EXERCISE INSTRUCTIONS — Output exactly the lines from the first line of the records below through the line containing "from matplotlib.patches import", both included, leaving out any pictures.

········

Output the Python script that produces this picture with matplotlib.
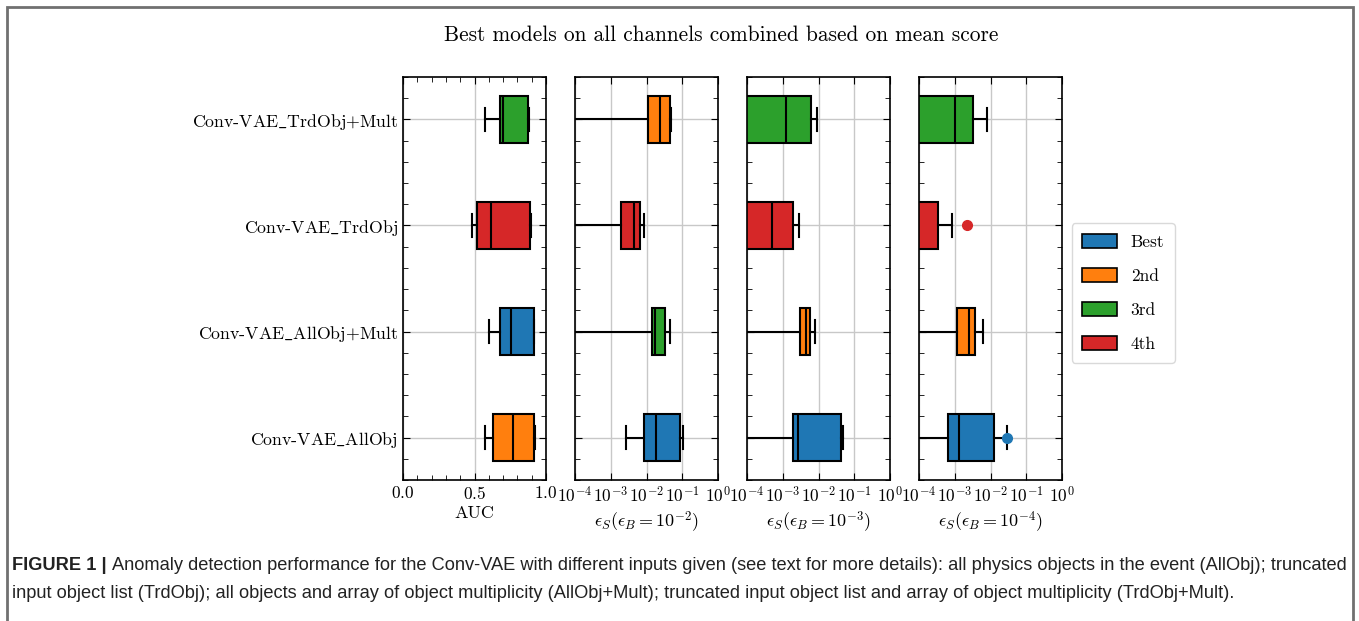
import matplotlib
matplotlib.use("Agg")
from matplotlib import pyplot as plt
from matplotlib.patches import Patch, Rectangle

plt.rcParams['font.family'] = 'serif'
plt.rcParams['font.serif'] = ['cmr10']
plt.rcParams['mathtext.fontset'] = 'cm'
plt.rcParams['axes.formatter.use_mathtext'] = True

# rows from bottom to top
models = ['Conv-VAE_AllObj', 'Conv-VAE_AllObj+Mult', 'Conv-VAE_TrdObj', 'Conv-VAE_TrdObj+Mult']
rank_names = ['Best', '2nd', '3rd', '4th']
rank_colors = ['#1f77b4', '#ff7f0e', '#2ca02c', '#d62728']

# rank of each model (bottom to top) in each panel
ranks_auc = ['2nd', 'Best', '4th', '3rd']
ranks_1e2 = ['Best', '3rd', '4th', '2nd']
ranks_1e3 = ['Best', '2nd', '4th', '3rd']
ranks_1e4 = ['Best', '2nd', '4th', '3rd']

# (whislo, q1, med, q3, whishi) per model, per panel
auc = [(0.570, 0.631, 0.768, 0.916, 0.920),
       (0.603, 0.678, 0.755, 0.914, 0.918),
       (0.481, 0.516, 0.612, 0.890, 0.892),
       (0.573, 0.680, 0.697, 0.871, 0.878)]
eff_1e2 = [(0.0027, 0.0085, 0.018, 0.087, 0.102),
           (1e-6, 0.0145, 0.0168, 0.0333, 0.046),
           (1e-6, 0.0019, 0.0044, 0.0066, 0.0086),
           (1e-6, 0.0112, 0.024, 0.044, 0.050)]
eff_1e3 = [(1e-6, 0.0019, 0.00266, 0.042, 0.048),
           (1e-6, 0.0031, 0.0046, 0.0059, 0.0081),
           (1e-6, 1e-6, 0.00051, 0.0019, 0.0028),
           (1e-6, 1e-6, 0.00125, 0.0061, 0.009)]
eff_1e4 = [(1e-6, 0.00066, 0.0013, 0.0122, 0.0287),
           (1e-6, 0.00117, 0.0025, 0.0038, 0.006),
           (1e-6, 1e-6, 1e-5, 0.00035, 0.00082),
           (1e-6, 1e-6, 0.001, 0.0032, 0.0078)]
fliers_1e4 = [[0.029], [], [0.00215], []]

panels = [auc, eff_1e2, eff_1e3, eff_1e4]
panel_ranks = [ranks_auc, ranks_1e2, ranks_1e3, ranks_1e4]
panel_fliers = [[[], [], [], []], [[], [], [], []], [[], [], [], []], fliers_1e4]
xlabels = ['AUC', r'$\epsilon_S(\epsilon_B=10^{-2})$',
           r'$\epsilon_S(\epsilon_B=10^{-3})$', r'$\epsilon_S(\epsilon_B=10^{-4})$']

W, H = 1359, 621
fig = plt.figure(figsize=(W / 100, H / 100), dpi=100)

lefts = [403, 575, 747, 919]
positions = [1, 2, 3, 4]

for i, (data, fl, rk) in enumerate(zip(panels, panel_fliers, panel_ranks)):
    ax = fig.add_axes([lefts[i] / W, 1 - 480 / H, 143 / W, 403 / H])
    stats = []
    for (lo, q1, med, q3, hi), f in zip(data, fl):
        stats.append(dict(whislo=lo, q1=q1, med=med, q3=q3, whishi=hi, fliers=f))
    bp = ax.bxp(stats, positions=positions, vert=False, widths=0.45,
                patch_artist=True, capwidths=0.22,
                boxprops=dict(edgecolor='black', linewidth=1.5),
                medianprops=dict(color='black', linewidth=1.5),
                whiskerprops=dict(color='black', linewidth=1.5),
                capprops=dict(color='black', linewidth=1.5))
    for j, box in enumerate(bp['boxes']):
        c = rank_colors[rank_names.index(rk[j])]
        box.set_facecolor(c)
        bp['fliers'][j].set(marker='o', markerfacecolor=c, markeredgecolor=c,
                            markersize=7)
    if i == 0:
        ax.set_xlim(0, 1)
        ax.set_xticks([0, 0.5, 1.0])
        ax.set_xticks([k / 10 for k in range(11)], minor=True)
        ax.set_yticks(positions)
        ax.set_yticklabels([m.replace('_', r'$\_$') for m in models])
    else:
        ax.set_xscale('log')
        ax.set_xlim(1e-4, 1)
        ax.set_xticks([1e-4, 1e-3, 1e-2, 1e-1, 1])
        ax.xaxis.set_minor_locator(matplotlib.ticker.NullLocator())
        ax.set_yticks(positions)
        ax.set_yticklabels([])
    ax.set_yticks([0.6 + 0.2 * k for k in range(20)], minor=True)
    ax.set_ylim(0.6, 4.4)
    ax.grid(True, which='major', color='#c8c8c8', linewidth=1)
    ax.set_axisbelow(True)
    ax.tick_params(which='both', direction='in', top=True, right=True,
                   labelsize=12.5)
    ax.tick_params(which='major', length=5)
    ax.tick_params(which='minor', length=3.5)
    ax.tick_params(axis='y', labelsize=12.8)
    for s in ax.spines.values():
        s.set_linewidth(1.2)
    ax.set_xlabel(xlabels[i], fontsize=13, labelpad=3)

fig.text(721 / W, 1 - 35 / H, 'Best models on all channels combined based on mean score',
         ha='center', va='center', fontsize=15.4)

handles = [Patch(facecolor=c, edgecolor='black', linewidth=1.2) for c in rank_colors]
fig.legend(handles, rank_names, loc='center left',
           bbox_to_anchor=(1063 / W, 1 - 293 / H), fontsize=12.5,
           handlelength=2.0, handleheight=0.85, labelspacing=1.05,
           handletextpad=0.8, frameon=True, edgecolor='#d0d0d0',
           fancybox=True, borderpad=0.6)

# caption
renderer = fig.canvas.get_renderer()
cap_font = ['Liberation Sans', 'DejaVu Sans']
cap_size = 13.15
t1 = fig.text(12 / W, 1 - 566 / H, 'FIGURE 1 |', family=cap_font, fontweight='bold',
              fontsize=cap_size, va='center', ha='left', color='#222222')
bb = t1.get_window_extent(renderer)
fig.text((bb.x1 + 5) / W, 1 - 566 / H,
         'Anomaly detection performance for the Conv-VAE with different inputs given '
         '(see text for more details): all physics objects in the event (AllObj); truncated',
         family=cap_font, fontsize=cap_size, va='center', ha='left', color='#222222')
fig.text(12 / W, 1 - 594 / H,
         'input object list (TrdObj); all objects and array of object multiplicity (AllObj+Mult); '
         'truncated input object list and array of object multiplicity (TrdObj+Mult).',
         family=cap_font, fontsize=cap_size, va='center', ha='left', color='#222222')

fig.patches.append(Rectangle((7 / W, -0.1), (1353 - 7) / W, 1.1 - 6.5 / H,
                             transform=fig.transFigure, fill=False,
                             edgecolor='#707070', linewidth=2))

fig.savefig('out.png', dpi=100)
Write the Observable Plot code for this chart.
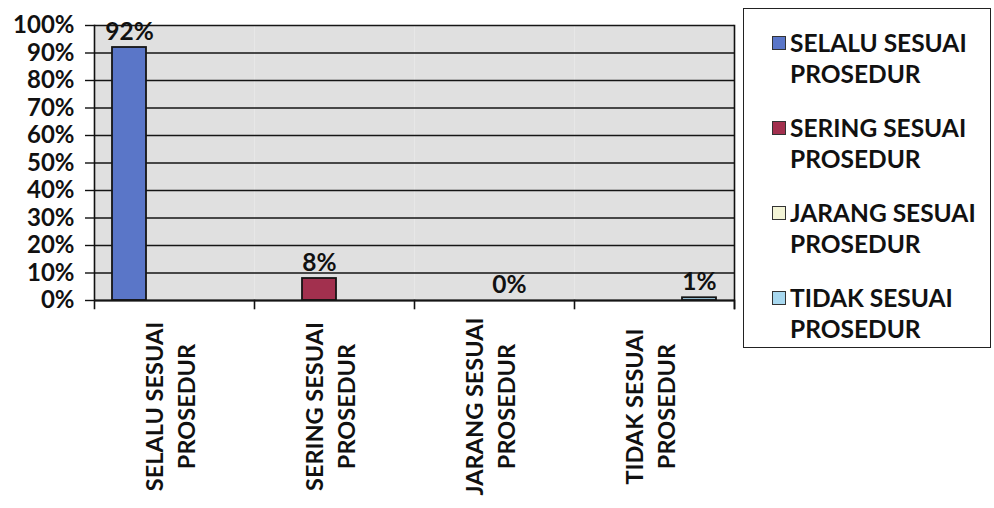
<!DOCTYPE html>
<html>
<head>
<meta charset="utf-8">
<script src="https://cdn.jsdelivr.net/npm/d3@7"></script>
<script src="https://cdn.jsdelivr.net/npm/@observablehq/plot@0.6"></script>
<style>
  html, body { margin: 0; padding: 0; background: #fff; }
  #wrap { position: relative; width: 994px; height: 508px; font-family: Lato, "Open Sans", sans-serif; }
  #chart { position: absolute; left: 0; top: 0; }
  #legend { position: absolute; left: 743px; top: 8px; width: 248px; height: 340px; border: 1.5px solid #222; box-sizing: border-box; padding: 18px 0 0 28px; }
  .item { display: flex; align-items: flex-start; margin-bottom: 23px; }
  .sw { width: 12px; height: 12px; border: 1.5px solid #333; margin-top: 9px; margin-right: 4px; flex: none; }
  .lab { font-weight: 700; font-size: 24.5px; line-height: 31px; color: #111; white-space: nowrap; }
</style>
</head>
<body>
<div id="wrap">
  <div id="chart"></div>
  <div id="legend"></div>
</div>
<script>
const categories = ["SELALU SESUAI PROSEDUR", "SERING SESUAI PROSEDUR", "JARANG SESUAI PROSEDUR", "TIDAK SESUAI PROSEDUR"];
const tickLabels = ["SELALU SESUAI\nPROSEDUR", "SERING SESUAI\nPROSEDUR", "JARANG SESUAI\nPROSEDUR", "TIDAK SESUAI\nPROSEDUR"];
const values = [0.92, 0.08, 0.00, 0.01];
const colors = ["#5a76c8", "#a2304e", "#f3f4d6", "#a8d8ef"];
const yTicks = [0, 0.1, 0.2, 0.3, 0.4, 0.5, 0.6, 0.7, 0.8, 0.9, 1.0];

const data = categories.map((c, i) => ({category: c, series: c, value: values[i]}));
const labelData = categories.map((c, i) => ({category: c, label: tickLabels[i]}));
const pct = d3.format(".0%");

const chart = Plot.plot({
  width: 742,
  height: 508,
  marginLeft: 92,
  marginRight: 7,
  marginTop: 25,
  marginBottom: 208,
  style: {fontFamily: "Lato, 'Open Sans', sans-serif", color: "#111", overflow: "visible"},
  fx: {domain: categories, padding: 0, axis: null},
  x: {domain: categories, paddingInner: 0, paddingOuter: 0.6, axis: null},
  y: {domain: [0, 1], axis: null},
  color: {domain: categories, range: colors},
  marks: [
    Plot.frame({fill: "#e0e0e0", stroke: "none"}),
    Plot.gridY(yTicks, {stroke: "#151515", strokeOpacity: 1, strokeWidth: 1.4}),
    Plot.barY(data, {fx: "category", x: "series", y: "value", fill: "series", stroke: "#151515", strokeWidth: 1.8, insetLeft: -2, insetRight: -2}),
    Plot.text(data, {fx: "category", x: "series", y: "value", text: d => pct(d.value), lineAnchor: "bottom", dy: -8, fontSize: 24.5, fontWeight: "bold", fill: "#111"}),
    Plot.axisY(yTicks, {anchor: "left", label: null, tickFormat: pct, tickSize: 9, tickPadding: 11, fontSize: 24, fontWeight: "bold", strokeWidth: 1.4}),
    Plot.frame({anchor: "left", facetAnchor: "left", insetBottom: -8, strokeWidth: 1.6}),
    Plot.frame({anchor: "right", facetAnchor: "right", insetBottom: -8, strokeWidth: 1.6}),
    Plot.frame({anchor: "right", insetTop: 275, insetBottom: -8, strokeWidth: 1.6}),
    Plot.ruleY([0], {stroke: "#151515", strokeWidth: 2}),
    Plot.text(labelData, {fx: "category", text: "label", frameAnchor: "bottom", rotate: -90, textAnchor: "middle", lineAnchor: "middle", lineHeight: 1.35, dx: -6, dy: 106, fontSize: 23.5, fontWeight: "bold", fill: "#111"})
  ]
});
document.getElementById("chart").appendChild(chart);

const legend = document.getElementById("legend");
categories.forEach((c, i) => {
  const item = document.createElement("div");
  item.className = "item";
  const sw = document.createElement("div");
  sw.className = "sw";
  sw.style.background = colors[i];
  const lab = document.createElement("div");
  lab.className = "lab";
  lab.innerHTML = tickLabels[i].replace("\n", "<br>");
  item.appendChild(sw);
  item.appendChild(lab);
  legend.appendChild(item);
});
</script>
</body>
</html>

········

FULL ANSWER —
Output the Python script that produces this picture with matplotlib.
import matplotlib
matplotlib.use("Agg")
from matplotlib import pyplot as plt
from matplotlib.patches import Patch, Rectangle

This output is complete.